I’m very happy we didn’t rush to put the record out and put Tony Pinnisi to the record. Adding the keyboards gave the record a certain feeling, it feels different. You take the chord progressions he’s playing along to the music away…. When we rehearsed without him before Roadburn I just went: “Man, this is what it would have sounded like without the keyboards.” He was just a blessing. And also Joey Gonclaves, who wrote the lyrics. I can’t write lyrics. I’m good with the music and that element of it, I know what sounds right, but I’m not a lyricist and John wasn’t a lyricist either. And Joey was able to take concepts that we had and turn into something. Like: Instead of saying: “The system is oppressing us,” which sounds a little more hardcore, you have a line like in “Eternal Frost” that goes “Scattered ashes of kings.” I couldn’t come up with that! But Joey writes! He didn’t talk about it much because he was on the drums, but he had a poetry thing on the side, and I took a look at them and went: “Joey, these are really good!” And so I’m really proud of that fact that we have good lyrics, because you can have music that’s good but then the lyrics blow, and vice versa.
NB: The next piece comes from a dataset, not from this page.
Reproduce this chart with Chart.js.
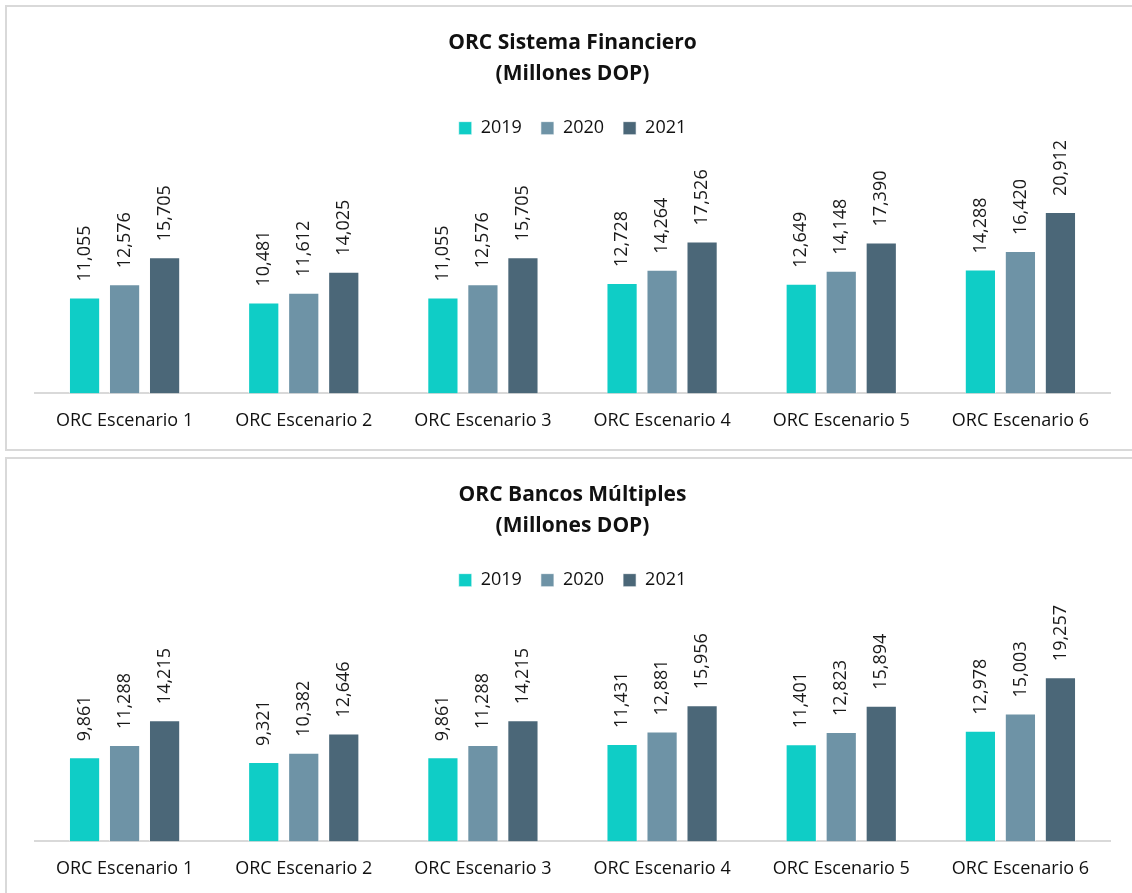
<!DOCTYPE html>
<html>
<head>
<meta charset="utf-8">
<script src="https://cdn.jsdelivr.net/npm/chart.js@4"></script>
<style>
  html, body { margin: 0; padding: 0; background: #fff; overflow: hidden; }
  .panel {
    position: absolute;
    left: 5px;
    width: 1150px;
    border: 2px solid #d9d9d9;
    background: #fff;
  }
  .panel canvas { display: block; }
</style>
</head>
<body>
<div class="panel" style="top:5px; height:442px;">
  <canvas id="chart-sistema" width="1130" height="442"></canvas>
</div>
<div class="panel" style="top:457px; height:450px;">
  <canvas id="chart-bancos" width="1130" height="438"></canvas>
</div>
<script>
// scenarios and yearly values (millones DOP)
const categories = ['ORC Escenario 1', 'ORC Escenario 2', 'ORC Escenario 3', 'ORC Escenario 4', 'ORC Escenario 5', 'ORC Escenario 6'];
const years = ['2019', '2020', '2021'];

const sistema2019 = [11055, 10481, 11055, 12728, 12649, 14288];
const sistema2020 = [12576, 11612, 12576, 14264, 14148, 16420];
const sistema2021 = [15705, 14025, 15705, 17526, 17390, 20912];

const bancos2019 = [9861, 9321, 9861, 11431, 11401, 12978];
const bancos2020 = [11288, 10382, 11288, 12881, 12823, 15003];
const bancos2021 = [14215, 12646, 14215, 15956, 15894, 19257];

const barColors = ['#0fcdc6', '#6e93a6', '#4b6778'];
const fontFamily = '"Open Sans", sans-serif';

// rotated value labels above each bar
const valueLabels = {
  id: 'valueLabels',
  afterDatasetsDraw(chart) {
    const ctx = chart.ctx;
    ctx.save();
    ctx.font = '18px ' + fontFamily;
    ctx.fillStyle = '#1a1a1a';
    ctx.textAlign = 'left';
    ctx.textBaseline = 'middle';
    chart.data.datasets.forEach((ds, i) => {
      chart.getDatasetMeta(i).data.forEach((bar, j) => {
        ctx.save();
        ctx.translate(bar.x, bar.y - 16);
        ctx.rotate(-Math.PI / 2);
        ctx.fillText(ds.data[j].toLocaleString('en-US'), 0, 0);
        ctx.restore();
      });
    });
    ctx.restore();
  }
};

function makeChart(id, title, series) {
  new Chart(document.getElementById(id), {
    type: 'bar',
    data: {
      labels: categories,
      datasets: series.map((values, i) => ({
        label: years[i],
        data: values,
        backgroundColor: barColors[i],
        borderColor: 'rgba(255,255,255,0.6)',
        borderWidth: 1,
        categoryPercentage: 0.67,
        barPercentage: 0.78
      }))
    },
    options: {
      responsive: false,
      animation: false,
      layout: {
        padding: { left: 28, right: 27, top: 0, bottom: 0 }
      },
      plugins: {
        title: {
          display: true,
          text: [title, '(Millones DOP)'],
          color: '#111',
          font: { family: fontFamily, size: 21, weight: 'bold', lineHeight: 1.48 },
          padding: { top: 20, bottom: 11 }
        },
        legend: {
          position: 'top',
          labels: {
            boxWidth: 13,
            boxHeight: 13,
            padding: 19,
            color: '#111',
            font: { family: fontFamily, size: 18 }
          }
        },
        tooltip: { enabled: false }
      },
      scales: {
        x: {
          grid: { display: false, drawTicks: false },
          border: { display: true, color: '#d9d9d9', width: 2 },
          ticks: {
            color: '#111',
            padding: 17,
            font: { family: fontFamily, size: 18 }
          }
        },
        y: {
          display: false,
          min: 0,
          max: 28400
        }
      }
    },
    plugins: [valueLabels]
  });
}

makeChart('chart-sistema', 'ORC Sistema Financiero', [sistema2019, sistema2020, sistema2021]);
makeChart('chart-bancos', 'ORC Bancos Múltiples', [bancos2019, bancos2020, bancos2021]);
</script>
</body>
</html>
And they fit the music perfectly.
So those two elements are really important. I think everyone had something that they brought to the table and shined. Obviously I’m not going to add any wicked guitar leads or whatever, but I do the things that I do well. John’s not Jaco Pastorius on bass but he definitely knows how to keep the bass low and sludgy. He certainly ain’t no Frank Sinatra, and so on. And we all did what we did and it came across. Veronica Kross, I’m really proud of the artwork on that record. Veronica was a local friend and one of the best artists that I knew, just a natural artist, an artist that wanted to be an artist, and she was into all the punk stuff too. And when we told her: “We want a logo that’s a little bit like this and a little bit like that, take this logo and that logo put them together” and we ended up with the Winter logo, which is a cool logo. And all the artwork, she hand made all of the artwork. There wasn’t any “copy and paste,” there was no photoshop, that was all legitimate artwork that she drew just for the record.
When we did the Southern Lord release Stephen O’Malley put it together and he said: “Yeah, just send me the artwork.” Then he calls me up on the phone and said: “Bro, this is real artwork you sent me!” and I was: “Yeah, I had it in a fucking shoe box!”
[Laughs]
And he was like: “Dude! She actually drew everything!” and I was like: “Yeah, she did the artwork in 1989, there were no computers in 1989! If you wanted to look up something you went to the microfilm at the library!” So, great artwork, Tony on the keyboards, Joey with the lyrics, and how everything came together. And having that unlimited time to do whatever we wanted, and then flopping initially but getting the gratification 25 years later – actually now with Svart it’s 30 years later.